By Alexander Bolton - 02/17/12 12:30 AM EST
Sens. Richard Burr (R-N.C.) and Tom Coburn (R-Okla.) are pushing for major reductions in Medicare spending, even though they know the idea probably won’t be popular with GOP colleagues in an election year.
Burr and Coburn announced their plan, which is expected to reduce Medicare spending by between $300 billion and $1 trillion in the next decade, at a news conference Thursday.
“They’re probably going to be pretty nervous, but I think the one thing we’ll take the responsibility for is to educate our colleagues why we feel this sense of urgency,” Burr said.
The North Carolina Republican said he expects different reactions from members of the Senate GOP conference.
“We’ll have some that probably think healthcare is not on their interest [list] but they’re willing to engage and watch, and we’ll have some that are politically less risky who will say, ‘How in the world could you do this?’” he added.
Republicans took a political hit last year after House Budget Committee Chairman Paul Ryan (R-Wis.) offered a budget that would have replaced the traditional Medicare system with government subsidies for people to use to purchase insurance.
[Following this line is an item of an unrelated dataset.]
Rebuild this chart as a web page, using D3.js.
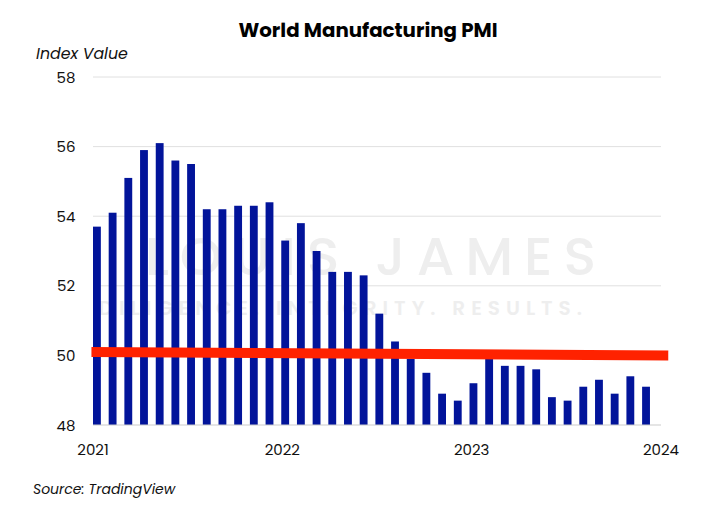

Congressional Democrats and President Obama went on the attack, and Republicans ended up losing in a New York special election for a House seat where Medicare was the major issue.
Ryan this year has signaled his budget will not include the same proposal, and instead could include a measure he has co-sponsored with a Democratic senator that would preserve traditional Medicare as an option.
Burr and Coburn are proposing keeping the current fee-for-service government program but requiring it to compete with private plans, introducing a premium-support plan in 2016.
They would increase the Medicare eligibility age to 67 for people born after 1959 and raise Medicare premiums by 3 percent of the overall program’s costs each year until a 9 percent adjustment is reached by 2016.
The plan would increase the cap on out-of-pocket costs for individuals earning more than $85,000 a year and couples earning more than $170,000. For example, individuals making between $85,000 and $107,000 would see out-of-pocket costs capped at $12,500.
It would require that millionaires pay the full cost of Parts B and D premiums and have higher deductibles than other seniors.
Coburn said a conservative estimate is that the proposed reforms will save $300 billion to $500 billion over the next decade, and that the proposed changes could save as much as $1 trillion over 10 years.
Burr and Coburn said they will not let the issue drop, even if Democrats use their plan to craft political attacks.
“Our colleagues know us well enough to know we’re not going away,” Burr said. “This is going to be an issue that we stay on top of. We’ve already made the commitment we’re going to introduce it as a bill. We look forward to that process.”